Investor activity picked up on Friday as the PSX saw a strong rally that took the KSE-100 index to a record high as concerns over a potential mini-budget eased.
At the close of the week, the benchmark KSE-100 index reached 94,763.64 points with a gain of 1.6% week-on-week (WoW).
JS Global Deputy Head of Research Muhammad Waqas Ghani wrote in his review that the KSE-100 remained bullish during the week. Average volume increased 20% to 878 million shares.
A delegation of the International Monetary Fund (IMF) visited Pakistan to review the economic performance during 1QFY25. The positive momentum at the PSX was aided by the Federal Board of Revenue's (FBR) assurance to the IMF that the Rs12.9 trillion revenue target would be upheld, he said.
Market sentiment also strengthened following reports that there would be no mini-budget or new tax measures, and no sales tax would be levied on petroleum products.
The IMF team also engaged with provinces regarding their contribution to the tax collection due to concerns that the provinces, particularly Punjab, had not achieved the expected revenue surplus.
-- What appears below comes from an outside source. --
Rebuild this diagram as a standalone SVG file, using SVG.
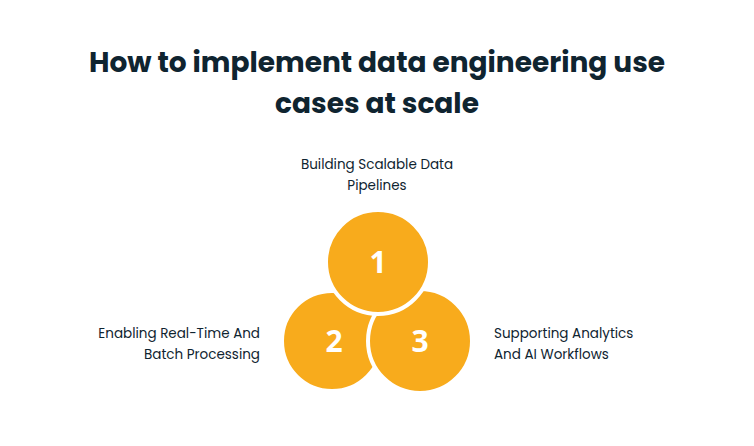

On November 14, the finance ministry informed the IMF team that it had updated 1QFY25 fiscal operation figures, which now showed a surplus of Rs40 billion for Punjab. With these figures, all provinces now have a budget surplus.
Banking sector stocks received impetus after the court's decision to temporarily relieve banks of the additional tax for failing to meet the ADR target.
According to the latest data, the State Bank's foreign currency reserves came in at $11.3 billion with a weekly increase of $84 million, the deputy research head added.